Контракт шифровальщика

Умер Сай Тумбли

Некролог

В Риме в возрасте 83 лет скончался великий американский художник Сай Тумбли — человек, который продлил жизнь абстрактному экспрессионизму до наших дней, проведя его по минным полям поп-арта и трансавангарда.

Его работы находятся в крупнейших коллекциях мира — от MoMA до Лувра, заказавшего этому странному, жившему затворником американскому римлянину колоссальный плафон для Зала бронзы. Луврский заказ сразу ставит имя живописца в определенный ряд: Делакруа, Энгр, Брак, Кифер. Это что-то вроде приза за достижения в искусстве от имени истории оного — Сай Тумбли, кстати, собрал внушительную коллекцию наград: от Императорской премии Японии и ордена Почетного легиона до "Золотого льва" Венецианской биеннале.
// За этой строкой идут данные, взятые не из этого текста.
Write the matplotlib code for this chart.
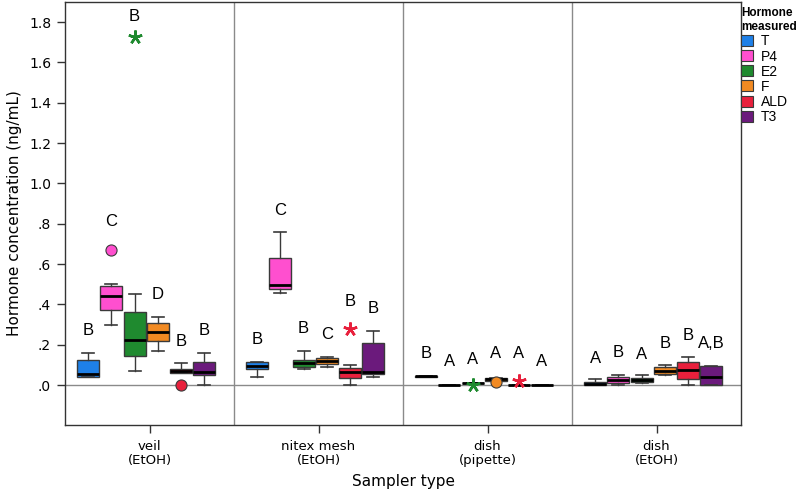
import numpy as np
import matplotlib
matplotlib.use("Agg")
import matplotlib.pyplot as plt
from matplotlib.patches import Patch

# ── Data ──────────────────────────────────────────────────────────────────────
SAMPLERS = ["veil\n(EtOH)", "nitex mesh\n(EtOH)", "dish\n(pipette)", "dish\n(EtOH)"]
HORMONES = ["T", "P4", "E2", "F", "ALD", "T3"]
COLORS = ["#1e80e8", "#ff4fcf", "#1f8a2f", "#f28a22", "#e8203c", "#6b1a7c"]

# per sampler, per hormone: whislo, q1, median, q3, whishi
WHISLO = [[0.040, 0.297, 0.069, 0.169, 0.058, 0.000],
          [0.038, 0.458, 0.078, 0.088, 0.000, 0.038],
          [0.041, 0.000, 0.008, 0.020, 0.000, 0.000],
          [0.000, 0.000, 0.008, 0.050, 0.000, 0.000]]
Q1     = [[0.042, 0.372, 0.144, 0.218, 0.058, 0.050],
          [0.078, 0.479, 0.088, 0.104, 0.033, 0.055],
          [0.041, 0.000, 0.008, 0.022, 0.000, 0.000],
          [0.000, 0.011, 0.013, 0.053, 0.028, 0.000]]
MEDIAN = [[0.053, 0.441, 0.223, 0.261, 0.070, 0.066],
          [0.096, 0.494, 0.109, 0.119, 0.063, 0.063],
          [0.043, 0.000, 0.008, 0.030, 0.000, 0.000],
          [0.005, 0.025, 0.025, 0.071, 0.074, 0.041]]
Q3     = [[0.124, 0.490, 0.363, 0.309, 0.079, 0.113],
          [0.116, 0.628, 0.124, 0.132, 0.083, 0.207],
          [0.045, 0.000, 0.008, 0.033, 0.000, 0.000],
          [0.016, 0.041, 0.036, 0.091, 0.113, 0.096]]
WHISHI = [[0.157, 0.500, 0.450, 0.339, 0.108, 0.157],
          [0.116, 0.757, 0.169, 0.140, 0.099, 0.268],
          [0.045, 0.000, 0.008, 0.033, 0.000, 0.000],
          [0.028, 0.050, 0.050, 0.099, 0.137, 0.096]]

# outliers: (sampler, hormone, value, kind)  o = outlier, * = extreme
OUTLIERS = [(0, 1, 0.669, "o"), (0, 4, 0.000, "o"), (0, 2, 1.725, "*"),
            (1, 4, 0.280, "*"),
            (2, 2, 0.000, "*"), (2, 3, 0.013, "o"), (2, 4, 0.020, "*")]

# significance letters and their heights
LETTERS = [["B", "C", "B", "D", "B", "B"],
           ["B", "C", "B", "C", "B", "B"],
           ["B", "A", "A", "A", "A", "A"],
           ["A", "B", "A", "B", "B", "A,B"]]
LETTER_Y = [[0.27, 0.81, 1.83, 0.45, 0.215, 0.27],
            [0.228, 0.868, 0.281, 0.253, 0.413, 0.38],
            [0.157, 0.116, 0.127, 0.157, 0.157, 0.116],
            [0.132, 0.162, 0.154, 0.207, 0.248, 0.207]]

YTICKS = [0.0, 0.2, 0.4, 0.6, 0.8, 1.0, 1.2, 1.4, 1.6, 1.8]
YTICKLABELS = [".0", ".2", ".4", ".6", ".8", "1.0", "1.2", "1.4", "1.6", "1.8"]

# ── Plot ──────────────────────────────────────────────────────────────────────
plt.rcParams["font.family"] = ["DejaVu Sans"]
EDGE = "#3a3a3a"; GRID = "#8a8a8a"
STEP = 0.137; BOXW = 0.13

fig = plt.figure(figsize=(7.96, 5.0), dpi=100)
ax = fig.add_axes([65/796, 75/500, (741-65)/796, (498-75)/500])

for g in range(len(SAMPLERS)):
    for h in range(len(HORMONES)):
        pos = g + (h - 2.5) * STEP - 0.02
        st = dict(whislo=WHISLO[g][h], q1=Q1[g][h], med=MEDIAN[g][h],
                  q3=Q3[g][h], whishi=WHISHI[g][h], fliers=[])
        ax.bxp([st], positions=[pos], widths=BOXW, patch_artist=True,
               showfliers=False, capwidths=BOXW*0.55,
               boxprops=dict(facecolor=COLORS[h], edgecolor=EDGE, lw=1.0),
               medianprops=dict(color="black", lw=2.0),
               whiskerprops=dict(color=EDGE, lw=1.0),
               capprops=dict(color=EDGE, lw=1.2),
               manage_ticks=False, zorder=3)
        ax.text(pos, LETTER_Y[g][h], LETTERS[g][h], ha="center", va="center",
                fontsize=12, family="Liberation Sans", zorder=4)

for g, h, val, kind in OUTLIERS:
    pos = g + (h - 2.5) * STEP - 0.02
    if kind == "o":
        ax.plot(pos, val, "o", ms=8, mfc=COLORS[h], mec=EDGE, mew=0.8, zorder=5)
    else:
        ax.plot(pos, val, marker=(5, 2, 0), ms=10, color=COLORS[h], mew=1.8,
                ls="none", zorder=5)

ax.axhline(0, color=GRID, lw=1.0, zorder=1)
for xs in [0.5, 1.5, 2.5]:
    ax.axvline(xs, color=GRID, lw=1.0, zorder=1)

ax.set_xlim(-0.5, 3.5)
ax.set_ylim(-0.198, 1.9)
ax.set_xticks(range(len(SAMPLERS)))
ax.set_xticklabels(SAMPLERS, fontsize=9.5, linespacing=1.05)
ax.set_yticks(YTICKS)
ax.set_yticklabels(YTICKLABELS, fontsize=10)
ax.tick_params(direction="out", length=6, color="#333333", width=1.0, pad=4)
ax.tick_params(axis="x", pad=5)
for sp in ax.spines.values():
    sp.set_color("#333333"); sp.set_linewidth(1.0)
ax.set_ylabel("Hormone concentration (ng/mL)", fontsize=11, labelpad=5)
ax.set_xlabel("Sampler type", fontsize=11, labelpad=5)

handles = [Patch(facecolor=c, edgecolor=EDGE, lw=0.8) for c in COLORS]
leg = fig.legend(handles, HORMONES, title="Hormone\nmeasured",
                 loc="upper left", bbox_to_anchor=(741/796, 0.985), frameon=False,
                 borderpad=0, borderaxespad=0,
                 prop=dict(family="Liberation Sans", size=10),
                 title_fontproperties=dict(family="Liberation Sans", size=8.5,
                                           weight="bold"),
                 handlelength=0.85, handleheight=0.85, handletextpad=0.6,
                 labelspacing=0.08, alignment="left")

fig.savefig("out.png", dpi=100)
Всемирное признание настигло его на склоне лет — где-то в конце 1980-х, когда на смену выставкам в передовых галереях и авангардных кунстхалле пришли блокбастеры в музеях-мегаломанах. Раньше его любили интеллектуалы — о нем с большой нежностью писал, например, Ролан Барт. Теперь полюбили богачи — последние десять лет он редко покидал первую сотню в списках наиболее дорогих художников мира, им занимался сам Ларри Гагосян. Полюбили его и простые люди — самым анекдотическим делом о вандализме недавнего времени был казус с некоей дамочкой, которая так расчувствовалась на тумблиевской выставке в Авиньоне, что поцеловала одно из девственно белых полотен, оставив на нем след от красной помады. Автор поцелуя подвергся штрафу, автор картины по обыкновению (он крайне редко высказывался по поводу своей работы) не комментировал, но это был жест вполне в его духе. Спонтанность художественных проявлений (каракули на школьной доске или граффити в римских термах, которые Сай Тумбли столь изысканно имитировал) и творчество как вечное становление были предметами размышлений этого ученого искусства с легким дыханием.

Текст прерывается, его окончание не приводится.